Maida - 3 cups (all purpose flour)
Yeast - 1 1/2 tsp dry active yeast
Sugar - 1 1/2 tsp
Salt - as needed
Ghee or butter - as needed
Whisked Curd - 3 tbs
Milk - as needed
Method
First we can see how to make yeast active.... In a warm water , add sugar and little salt and stir well, then add yeast and stir well till all granules are completely dissolved in water. You have to be very care full here... Using of cool water won't activate yeast.... If you use hot water, it may kill yeast... Both will end in no use to us... Hence use warm water..when yeast completely dissolves in water, cover it with cloth and keep in dark place ( to help yeast to activate soon). Leave it for 10 minutes or till foam begins to form in the top...

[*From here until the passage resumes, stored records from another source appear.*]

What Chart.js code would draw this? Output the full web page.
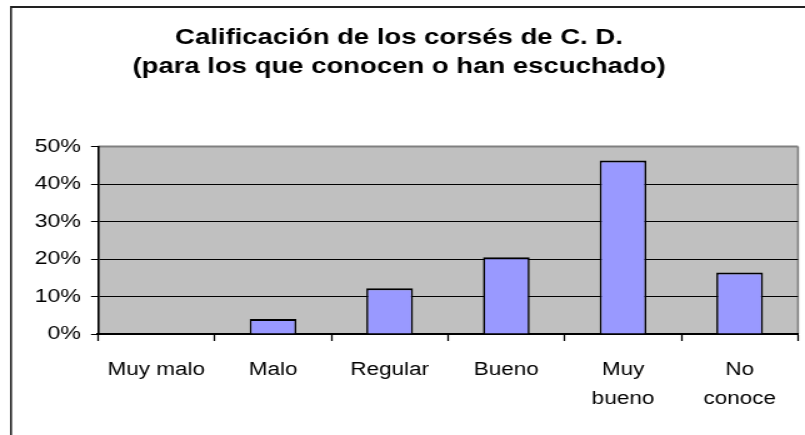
<!DOCTYPE html>
<html>
<head>
<meta charset="utf-8">
<script src="https://cdn.jsdelivr.net/npm/chart.js@4/dist/chart.umd.min.js"></script>
<style>
    html, body { margin: 0; padding: 0; background: #fff; overflow: hidden; }
    canvas { display: block; }
</style>
</head>
<body>
<!-- Le canevas est étiré horizontalement (644 -> 805) comme l'image d'origine -->
<canvas id="chart" width="644" height="435" style="width:805px;height:435px"></canvas>
<script>
// Données du graphique
const categories = ['Muy malo', 'Malo', 'Regular', 'Bueno', ['Muy', 'bueno'], ['No', 'conoce']];
const valores = [0, 4.0, 12.2, 20.5, 46.3, 16.4];
const tituloLineas = ['Calificación de los corsés de C. D.', '(para los que conocen o han escuchado)'];
const yMax = 50;
const yPaso = 10;

// Facteur d'étirement horizontal
const K = 1.25;

// Fond gris de la zone de tracé + cadre extérieur
const fondPlugin = {
    id: 'fondPlugin',
    beforeDraw(chart) {
        const ctx = chart.ctx;
        const a = chart.chartArea;
        ctx.save();
        ctx.fillStyle = '#fff';
        ctx.fillRect(0, 0, chart.width, chart.height);
        // cadre extérieur (haut + gauche)
        ctx.strokeStyle = '#222';
        ctx.lineWidth = 2 / K;
        ctx.beginPath();
        ctx.moveTo(11 / K, 7);
        ctx.lineTo(11 / K, chart.height);
        ctx.stroke();
        ctx.lineWidth = 2;
        ctx.beginPath();
        ctx.moveTo(10 / K, 7);
        ctx.lineTo(chart.width, 7);
        ctx.stroke();
        // zone de tracé
        ctx.fillStyle = '#c0c0c0';
        ctx.fillRect(a.left, a.top, a.right - a.left, a.bottom - a.top);
        ctx.strokeStyle = '#808080';
        ctx.lineWidth = 2;
        ctx.beginPath();
        ctx.moveTo(a.left, a.top);
        ctx.lineTo(a.right, a.top);
        ctx.stroke();
        ctx.lineWidth = 2 / K;
        ctx.beginPath();
        ctx.moveTo(a.right, a.top);
        ctx.lineTo(a.right, a.bottom);
        ctx.stroke();
        ctx.restore();
    }
};

Chart.defaults.font.family = '"Liberation Sans", Arial, sans-serif';
Chart.defaults.color = '#000';

new Chart(document.getElementById('chart').getContext('2d'), {
    type: 'bar',
    data: {
        labels: categories,
        datasets: [{
            data: valores,
            backgroundColor: '#9999ff',
            borderColor: '#000',
            borderWidth: { top: 2, left: 2 / K, right: 2 / K, bottom: 0 },
            borderSkipped: 'start',
            barPercentage: 0.4,
            categoryPercentage: 1
        }]
    },
    options: {
        responsive: false,
        animation: false,
        devicePixelRatio: 1,
        layout: { padding: { left: 0, right: 644 - 798 / K, top: 0, bottom: 0 } },
        plugins: {
            legend: { display: false },
            tooltip: { enabled: false },
            title: {
                display: true,
                text: tituloLineas,
                font: { size: 22, weight: 'bold', lineHeight: 1.33 },
                padding: { top: 23, bottom: 65 },
                color: '#000'
            }
        },
        scales: {
            x: {
                grid: {
                    offset: true,
                    drawOnChartArea: false,
                    drawTicks: true,
                    tickLength: 7,
                    tickWidth: 1.6 / K,
                    color: '#000'
                },
                border: { color: '#000', width: 2 },
                ticks: {
                    font: { size: 18, lineHeight: 1.6 },
                    padding: 15,
                    maxRotation: 0,
                    autoSkip: false
                },
                afterFit(scale) { scale.height = 101; }
            },
            y: {
                min: 0,
                max: yMax,
                ticks: {
                    stepSize: yPaso,
                    font: { size: 18.5 },
                    padding: 10 / K,
                    callback: v => v + '%'
                },
                grid: {
                    color: ctx => (ctx.tick && ctx.tick.value === yMax) ? 'rgba(0,0,0,0)' : '#000',
                    tickColor: '#000',
                    tickLength: 7 / K,
                    lineWidth: 1
                },
                border: { color: '#000', width: 2 / K },
                afterFit(scale) { scale.width = 98 / K; }
            }
        }
    },
    plugins: [fondPlugin]
});
</script>
</body>
</html>
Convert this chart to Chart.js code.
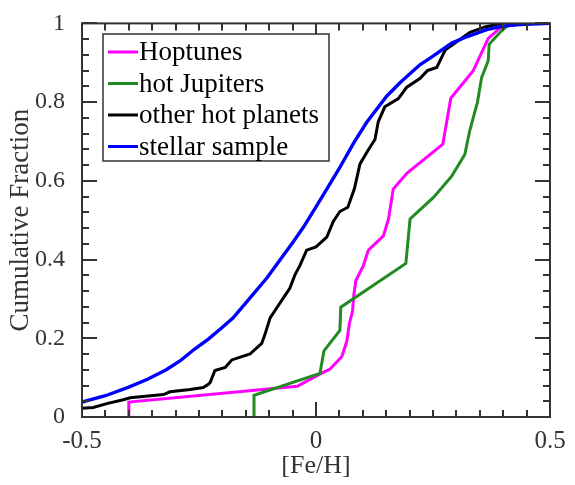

Then to the maida flour, add little salt, curd, yeast , milk and knead well.... Keep the kneaded dough covered in moist cloth for 1 to 1 1/2 hours ... By this time due to yeast, dough might have been doubled.
Make balls out of the dough. In chappathi roller, roll the balls in desired shape, I rolled like the shape as in hotels... Rolling can be done by using flour duster... Either using roller or by using our hands , can press it to desired shape.
Since I prepared garlic naan, I smeared nicely chopped garlic over the naan and pressed using roller and then turn it to other side, in the back side, fully grease with water, water and dough together will make sticky surface.....
Place this sticky surface on the hot dosa tawa and press using hands so that it is sticked to the tava...
When one side is cooked, turn the dosa tawa ( not the naan) and directly show the top side of the naan in the flame... Naan won't fall down because bottom portion is sticked to the tawa due to greasing of water.... You have to rotate the tawa in all direction so that naan is cooked equally on all sides.... As in photo I completed turned tawa and rotated tawa using handle in the fire...
First time when you are not comfortable or when you turn the tawa if naan falls out of tawa, you can use appalam holder and show the naan directly to the flame... Don't grease the dosa tawa with oil or cloth anything... If you do so, Naan won't stick to the tawa.... Like this repeat for all naan... After taking naan from tawa can add little ghee or butter over the naan...
Serve this naan hot with any gravy of your choice..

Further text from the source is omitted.